AWS Ground Station, which launched early in 2019, aims to help large organizations start working with satellite data quickly without making enormous capital expenditure investments.
Some number of the roughly 2,000 currently active satellites make their time available for third parties to rent for Earth observation. AWS Ground Station provides the hardware and backhaul so you can collect, transport, and even start processing the data without buying a dish or a server. Amazon’s goal, in my opinion, is to continue to build the value of Amazon Web Services among large organizations by abstracting away some of the IT headaches of obtaining and processing data from satellites.

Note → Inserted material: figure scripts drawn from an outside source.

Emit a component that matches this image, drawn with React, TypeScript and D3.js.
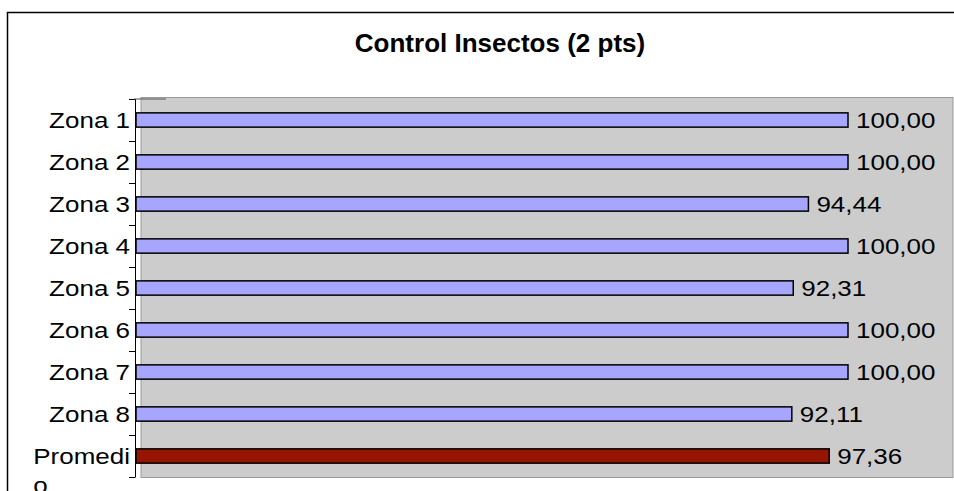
import { useEffect, useRef } from 'react';
import * as d3 from 'd3';

const categories = ['Zona 1', 'Zona 2', 'Zona 3', 'Zona 4', 'Zona 5', 'Zona 6', 'Zona 7', 'Zona 8', 'Promedio'];
const values = [100, 100, 94.44, 100, 92.31, 100, 100, 92.11, 97.36];
const title = 'Control Insectos (2 pts)';

const W = 954;
const H = 491;
const STRETCH = 1.22;
const LABEL_SIZE = 21.3;
const FONT = 'Liberation Sans, Arial, sans-serif';

export default function App() {
  const svgRef = useRef<SVGSVGElement>(null);

  useEffect(() => {
    if (!svgRef.current) return;
    const svg = d3.select(svgRef.current);
    svg.selectAll('*').remove();

    // plot geometry
    const plot = { left: 141, right: 953, top: 97, bottom: 477 };
    const axisX = 135.5;

    const x = d3.scaleLinear().domain([0, 100]).range([136, 848]);
    const y = d3.scaleBand<string>()
      .domain(categories)
      .range([99, 477])
      .paddingInner(0.66)
      .paddingOuter(0.33);

    // outer chart border (cut off at the right and bottom)
    svg.append('rect')
      .attr('x', 7.5)
      .attr('y', 12.5)
      .attr('width', 980)
      .attr('height', 500)
      .attr('fill', '#ffffff')
      .attr('stroke', '#000000')
      .attr('stroke-width', 1.5);

    // title
    svg.append('text')
      .attr('x', 500)
      .attr('y', 52)
      .attr('text-anchor', 'middle')
      .attr('font-family', FONT)
      .attr('font-weight', 'bold')
      .attr('font-size', 26)
      .attr('fill', '#000')
      .text(title);

    // plot area
    svg.append('rect')
      .attr('x', plot.left)
      .attr('y', plot.top + 0.5)
      .attr('width', plot.right - plot.left)
      .attr('height', plot.bottom - plot.top)
      .attr('fill', '#cccccc')
      .attr('stroke', '#999999')
      .attr('stroke-width', 1);

    // bars
    svg.append('g')
      .selectAll('rect')
      .data(categories)
      .join('rect')
      .attr('x', x(0))
      .attr('y', d => y(d)!)
      .attr('width', (d, i) => x(values[i]) - x(0))
      .attr('height', y.bandwidth())
      .attr('fill', d => d === 'Promedio' ? '#951600' : '#a6a6ff')
      .attr('stroke', '#000')
      .attr('stroke-width', 1.5);

    // category axis
    const step = y.step();
    const tickYs = categories.map(c => y(c)! - step * 0.33)
      .concat([y(categories[categories.length - 1])! + y.bandwidth() + step * 0.33]);
    const axis = svg.append('g').attr('stroke', '#000').attr('stroke-width', 1);
    axis.append('line')
      .attr('x1', axisX).attr('x2', axisX)
      .attr('y1', tickYs[0]).attr('y2', tickYs[tickYs.length - 1]);
    axis.selectAll('line.tick')
      .data(tickYs)
      .join('line')
      .attr('class', 'tick')
      .attr('x1', 129).attr('x2', axisX)
      .attr('y1', d => Math.round(d) + 0.5).attr('y2', d => Math.round(d) + 0.5);
    // short dark stub on top edge of the plot
    svg.append('line')
      .attr('x1', 134).attr('x2', 166)
      .attr('y1', 99).attr('y2', 99)
      .attr('stroke', '#555').attr('stroke-width', 1);

    // category labels, wrapped when too wide for the left margin
    const maxWidth = 100 / STRETCH;
    categories.forEach(c => {
      const cy = y(c)! + y.bandwidth() / 2 + 7.5;
      const g = svg.append('g').attr('transform', `translate(130,${cy}) scale(${STRETCH},1)`);
      const t = g.append('text')
        .attr('text-anchor', 'end')
        .attr('font-family', FONT)
        .attr('font-size', LABEL_SIZE)
        .attr('fill', '#000')
        .text(c);
      const w = (t.node() as SVGTextElement).getComputedTextLength();
      if (w > maxWidth) {
        // break the word at the last character that still fits
        let cut = c.length;
        while (cut > 1) {
          t.text(c.slice(0, cut));
          if ((t.node() as SVGTextElement).getComputedTextLength() <= maxWidth) break;
          cut--;
        }
        const firstW = (t.node() as SVGTextElement).getComputedTextLength();
        g.append('text')
          .attr('x', -firstW)
          .attr('y', 30)
          .attr('font-family', FONT)
          .attr('font-size', LABEL_SIZE)
          .attr('fill', '#000')
          .text(c.slice(cut));
      }
    });

    // value labels
    svg.append('g')
      .selectAll('g')
      .data(categories)
      .join('g')
      .attr('transform', (d, i) => `translate(${x(values[i]) + 8},${y(d)! + y.bandwidth() / 2 + 7.5}) scale(${STRETCH},1)`)
      .append('text')
      .attr('font-family', FONT)
      .attr('font-size', LABEL_SIZE)
      .attr('fill', '#000')
      .text((d, i) => values[i].toFixed(2).replace('.', ','));
  }, []);

  return (
    <svg
      ref={svgRef}
      width={W}
      height={H}
      style={{ position: 'absolute', left: 0, top: 0, background: '#fff' }}
    />
  );
}
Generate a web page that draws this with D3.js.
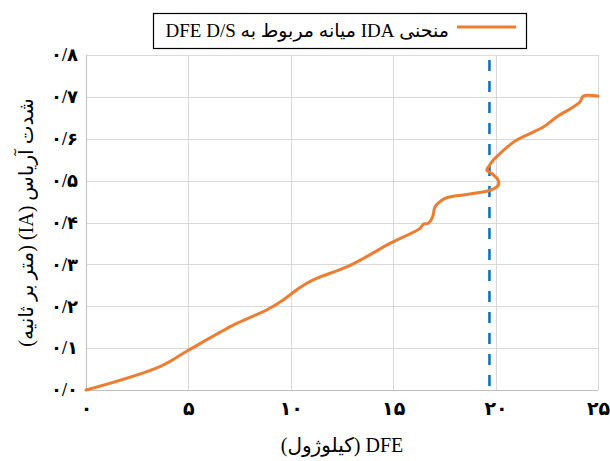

Amazon thinks AWS Ground Station is a perfect fit for enterprise businesses, academic institutions (who use satellite information for research), as well as government entities. Target use cases for AWS Ground Station include:
- Agriculture: Monitoring crop health and water levels
- Supply chain: Monitoring shipping and watching out for deviations that may be due to piracy
- Public safety: Analyzing wildfires to identify the safest points of entry for firefighters
- Retail: counting cars in parking lots to forecast demand (though I note that retailers already have many options for estimating traffic at their own stores)
However, Amazon’s launch customer for the AWS Ground Station public availability announcement fit none of the use cases above. Instead, it was a New Space company, Spire Global, that announced plans to use AWS Ground Station — to supplement their own satellite data-gathering operations. The choice makes sense. Spire is positioned to understand the value of AWS Ground Station long before any single enterprise might sign on.
Top benefits of contracting a ground station service instead of building your own ground station:
- No capital expenditure
- No long-term commitments
- Scale as needed
- Easily use other Amazon services, like Rekognition and SageMaker, with satellite data
Customers pay by the minute and receive a discounted rate when they reserve in bulk ahead of time. (Scheduled usage of AWS Ground Station enables Amazon to predict demand and merits a hefty discount.)